Par ailleurs, selon un sondage de l'institut CSA dévoilé le 13 juillet 2022, 72 % des Français souhaitent que les étrangers condamnés en France pour des crimes et délits exécutent leur peine dans leur pays d'origine.
La surpopulation carcérale d'une part et l'opinion des Français d'autre part invitent à s'interroger.
Le ministre de l'intérieur a indiqué vouloir proposer l'expulsion de tout étranger reconnu coupable d'un acte grave par la justice, quelle que soit sa condition de présence sur le territoire national, dans le cadre de la future loi d'orientation et de programmation du ministère de l'Intérieur (Lopmi).
Alors qu'actuellement, parmi les détenus dans les prisons françaises, près de 25 % sont étrangers, ce qui représente un coût de 700 millions d'euros par an, elle lui demande si le Gouvernement va effectivement se saisir de cette question et entamer des démarches diplomatiques avec les pays concernés afin que l'ensemble des étrangers jugés coupables purgent leurs peines dans leurs pays d'origine.
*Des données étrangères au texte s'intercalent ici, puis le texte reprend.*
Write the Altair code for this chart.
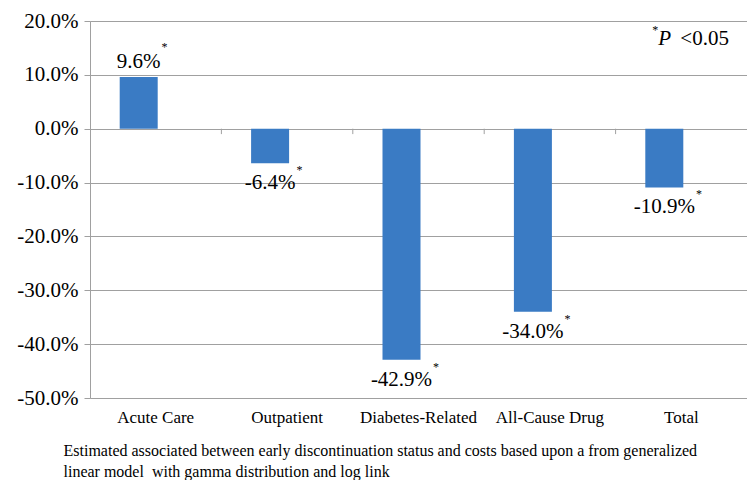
import altair as alt
import pandas as pd

categories = ["Acute Care", "Outpatient", "Diabetes-Related", "All-Cause Drug", "Total"]
values = [9.6, -6.4, -42.9, -34.0, -10.9]
labels = ["9.6%", "-6.4%", "-42.9%", "-34.0%", "-10.9%"]
y_ticks = [20, 10, 0, -10, -20, -30, -40, -50]
x_title = ["Estimated associated between early discontinuation status and costs based upon a from generalized",
           "\u00a0linear model\u00a0 with gamma distribution and log link"]

FONT = "Liberation Serif"
BAR_SHIFT = -17
BAND = 657 / 5
EM = {"0": .5, "1": .5, "2": .5, "3": .5, "4": .5, "5": .5, "6": .5, "7": .5, "8": .5, "9": .5,
      ".": .25, "-": .333, "%": .833}


def half_w(s, size=21):
    return sum(EM.get(c, .5) for c in s) * size / 2


df = pd.DataFrame({"cat": categories, "val": values, "label": labels})
df["star_off"] = [BAND / 2 + BAR_SHIFT + half_w(l) + 4 for l in labels]

ticks_df = pd.DataFrame({"cat": categories[1:]})

x_enc = alt.X("cat:N", sort=categories,
              scale=alt.Scale(paddingInner=0, paddingOuter=0),
              axis=alt.Axis(title=x_title, labelAngle=0, domain=False, ticks=False,
                            labelPadding=11, labelFontSize=17, labelFont=FONT, labelColor="#000",
                            titleFont=FONT, titleFontSize=16, titleFontWeight="normal",
                            titleColor="#000", titleAlign="left", titleBaseline="top",
                            titleX=-27, titleY=44, titleLineHeight=21, grid=False))
y_enc = alt.Y("val:Q", scale=alt.Scale(domain=[-50, 20], nice=False, zero=False),
              axis=alt.Axis(title=None, values=y_ticks,
                            labelExpr="(datum.value < 0 ? '-' : '') + format(abs(datum.value), '.1f') + '%'",
                            labelFont=FONT, labelFontSize=21, labelColor="#000", labelPadding=6,
                            tickSize=6, tickColor="#a0a0a0", domainColor="#a0a0a0",
                            gridColor="#a0a0a0", grid=True))

base = alt.Chart(df)

bars = base.mark_bar(color="#3a7bc4", width=38, xOffset=BAR_SHIFT).encode(x=x_enc, y=y_enc)

lab_pos = base.transform_filter("datum.val >= 0").mark_text(
    font=FONT, fontSize=21, color="#000", baseline="alphabetic", dy=-9, xOffset=BAR_SHIFT
).encode(x=alt.X("cat:N", sort=categories), y="val:Q", text="label:N")
lab_neg = base.transform_filter("datum.val < 0").mark_text(
    font=FONT, fontSize=21, color="#000", baseline="alphabetic", dy=26, xOffset=BAR_SHIFT
).encode(x=alt.X("cat:N", sort=categories), y="val:Q", text="label:N")

star_pos = base.transform_filter("datum.val >= 0").mark_text(
    font=FONT, fontSize=12, color="#000", baseline="alphabetic", dy=-26, align="center"
).encode(x=alt.X("cat:N", sort=categories), y="val:Q", text=alt.value("*"),
         xOffset=alt.XOffset("star_off:Q", scale=None))
star_neg = base.transform_filter("datum.val < 0").mark_text(
    font=FONT, fontSize=12, color="#000", baseline="alphabetic", dy=11, align="center"
).encode(x=alt.X("cat:N", sort=categories), y="val:Q", text=alt.value("*"),
         xOffset=alt.XOffset("star_off:Q", scale=None))

axis_ticks = alt.Chart(ticks_df).mark_rule(color="#a0a0a0", strokeWidth=1).encode(
    x=alt.X("cat:N", sort=categories, bandPosition=0), y=alt.datum(0), y2=alt.datum(-1)
)

note_star = alt.Chart(pd.DataFrame({"t": ["*"]})).mark_text(
    font=FONT, fontSize=12, color="#000", align="center", baseline="alphabetic", dx=-26, dy=-11
).encode(x=alt.XDatum("Total", type="nominal"), y=alt.datum(15.6), text="t:N")
note_p = alt.Chart(pd.DataFrame({"t": ["P"]})).mark_text(
    font=FONT, fontSize=21, fontStyle="italic", color="#000", align="left", baseline="alphabetic", dx=-23
).encode(x=alt.XDatum("Total", type="nominal"), y=alt.datum(15.6), text="t:N")
note_v = alt.Chart(pd.DataFrame({"t": ["<0.05"]})).mark_text(
    font=FONT, fontSize=21, color="#000", align="left", baseline="alphabetic", dx=-1
).encode(x=alt.XDatum("Total", type="nominal"), y=alt.datum(15.6), text="t:N")

chart = alt.layer(bars, axis_ticks, lab_pos, lab_neg, star_pos, star_neg, note_star, note_p, note_v).properties(
    width=657, height=377,
    padding={"left": 82, "top": 13, "right": 0, "bottom": 82},
    autosize="none",
).configure_view(stroke=None).configure(background="white")

chart.save("out.html", embed_options={"renderer": "svg", "actions": False})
Ce pourrait être là une solution provisoire pour lutter contre la surpopulation carcérale, en attendant les places de prison qui tardent à venir. Cela permettrait également une réponse pénale plus ferme à l'encontre de ceux qui commettent des délits sanctionnés par de la prison ferme mais qui, actuellement, ne font pas systématiquement l'objet de mandat de dépôt.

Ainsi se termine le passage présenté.